All operations transparently use the configured `ResourceHelper` (OSS, HDFS, or S3) while maintaining consistent versioning semantics.

## Summary

- **BML resource versioning** assigns monotonically increasing version strings (starting at "0") to every upload and update operation, storing these mappings in the protocol layer defined in [`BmlProtocol.scala`](https://github.com/apache/linkis/blob/main/BmlProtocol.scala).
- The **version lifecycle** includes upload, update, query (with optional version parameter), and rollback operations, all managed server-side and exposed through [`BMLHelper.scala`](https://github.com/apache/linkis/blob/main/BMLHelper.scala).
- **Storage abstraction** is achieved via the `ResourceHelper` interface in [`ResourceHelper.java`](https://github.com/apache/linkis/blob/main/ResourceHelper.java), which decouples versioning logic from physical storage.
- **Custom implementations** require implementing six methods (upload, generatePath, getSchema, checkIfExists, checkBmlResourceStoragePrefixPathIfChanged, update), registering the instance in `ResourceHelperFactory`, and setting `wds.linkis.bml.filesystem.type`.
- The versioning mechanism remains identical regardless of storage backend—whether HDFS, S3, or custom cloud providers—because version metadata is managed independently of byte storage.
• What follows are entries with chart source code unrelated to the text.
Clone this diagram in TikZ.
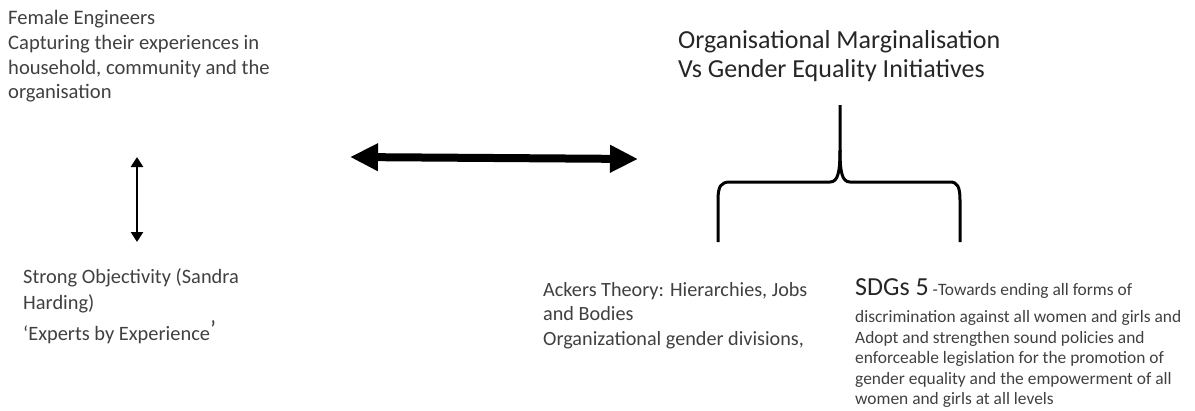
\documentclass[tikz,border=0pt]{standalone}
\usepackage{fontspec}
\setmainfont{Carlito}
\usetikzlibrary{arrows.meta}
\tikzset{
  txt/.style={anchor=north west, align=left, inner sep=0pt, text=black!75},
  thinarrow/.style={line width=2.6pt, {Triangle[length=10pt,width=12pt]}-{Triangle[length=10pt,width=12pt]}},
  fatarrow/.style={line width=8pt, {Triangle[length=28pt,width=26pt]}-{Triangle[length=28pt,width=26pt]}},
  bracebar/.style={line width=3pt, line join=round}
}
\begin{document}
\begin{tikzpicture}[x=1pt,y=-1pt]
        \useasboundingbox (0,0) rectangle (1195,410);
        % text blocks
        \node[txt, font=\fontsize{20.6}{24.8}\selectfont] (eng) at (8,10) {Female Engineers\\Capturing their experiences in\\household, community and the\\organisation};
        \node[txt, font=\fontsize{26}{29}\selectfont, text=black!85] (title) at (678,30) {Organisational Marginalisation\\Vs Gender Equality Initiatives};
        \node[txt, font=\fontsize{20.4}{26.5}\selectfont] (strong) at (23,268) {Strong Objectivity (Sandra\\Harding)};
        \node[txt, font=\fontsize{20.4}{25}\selectfont] (experts) at (23,320) {‘Experts by Experience\raisebox{3pt}{\fontsize{24}{24}\selectfont ’}};
        \node[txt, font=\fontsize{20.2}{24.5}\selectfont] (ackers) at (543,282) {Ackers Theory: Hierarchies, Jobs\\and Bodies\\Organizational gender divisions,};
        \node[txt, font=\fontsize{17.4}{20.5}\selectfont] (sdg) at (855,278) {{\fontsize{26}{26}\selectfont\color{black!85}SDGs 5} -Towards ending all forms of\\[7pt]discrimination against all women and girls and\\Adopt and strengthen sound policies and\\enforceable legislation for the promotion of\\gender equality and the empowerment of all\\women and girls at all levels};
        % arrow ends
        \coordinate (vtop) at (137,157);
        \coordinate (vbot) at (137,242);
        \coordinate (hl) at (350,157);
        \coordinate (hr) at (638,159);
        \draw[thinarrow] (vtop) -- (vbot);
        \draw[fatarrow] (hl) -- (hr);
        % brace
        \coordinate (stem) at (840,105);
        \coordinate (bl) at (718,242);
        \coordinate (br) at (960,242);
        \draw[bracebar] (bl) -- (718,200) .. controls (718,186) and (721,182) .. (730,182)
            -- (830,182) .. controls (838,182) and (840,172) .. (840,150) -- (stem);
        \draw[bracebar] (br) -- (960,200) .. controls (960,186) and (957,182) .. (950,182)
            -- (850,182) .. controls (842,182) and (840,172) .. (840,150);
\end{tikzpicture}
\end{document}
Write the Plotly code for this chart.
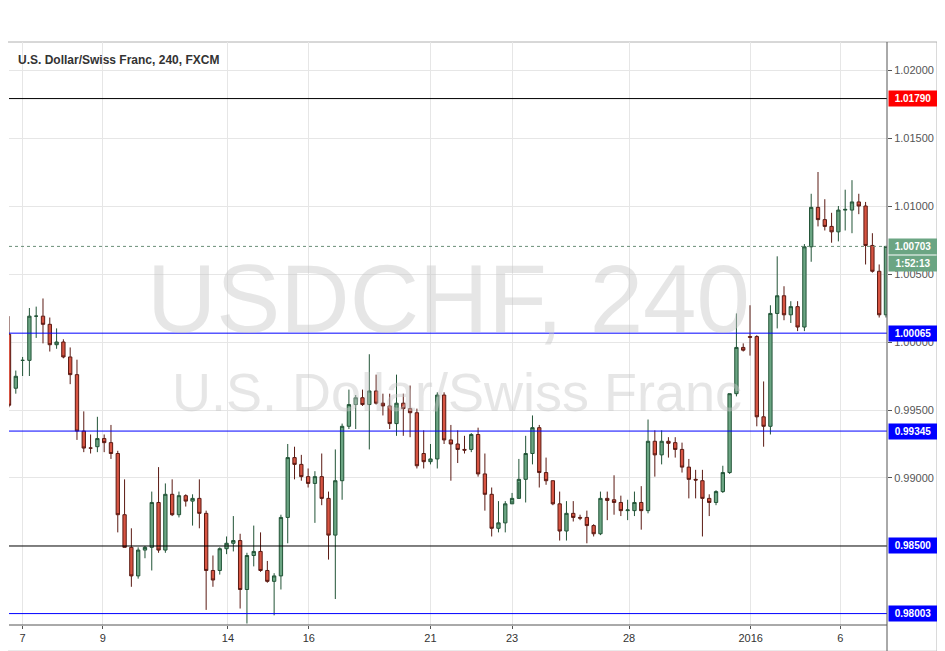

## Frequently Asked Questions

### How does BML handle version conflicts during concurrent updates?

The BML server generates versions atomically using internal counters or timestamps, ensuring that concurrent `update` operations receive unique, sequential version strings without collisions. Clients receive the specific version assigned to their transaction in the `BmlUpdateResponse`.

### Can I migrate existing resources from HDFS to a custom cloud storage helper?

Yes. Since the versioning metadata (resourceId and version strings) is stored separately from the physical bytes, you can implement a migration script that reads existing resources via the HDFS helper and re-uploads them using your custom helper. The resources will receive new version histories in the target storage while maintaining the same logical resourceIds.

### What happens to historical versions when I delete a resource?

Resource deletion behavior depends on the specific `ResourceHelper` implementation. The BML protocol supports version-specific deletion, but typically, deleting a resource removes all its versions from storage. Implement custom archival logic in your `ResourceHelper.delete` method if you need to preserve historical versions after resource deletion.

### Is the version string format configurable or strictly numeric?

While the default implementation uses numeric strings (0, 1, 2...), the version field in [`BmlProtocol.scala`](https://github.com/apache/linkis/blob/main/BmlProtocol.scala) is a String type, allowing custom server implementations to use timestamp-based or semantic versioning formats. However, the standard `BMLHelper` assumes monotonic ordering, so custom formats require corresponding client adjustments.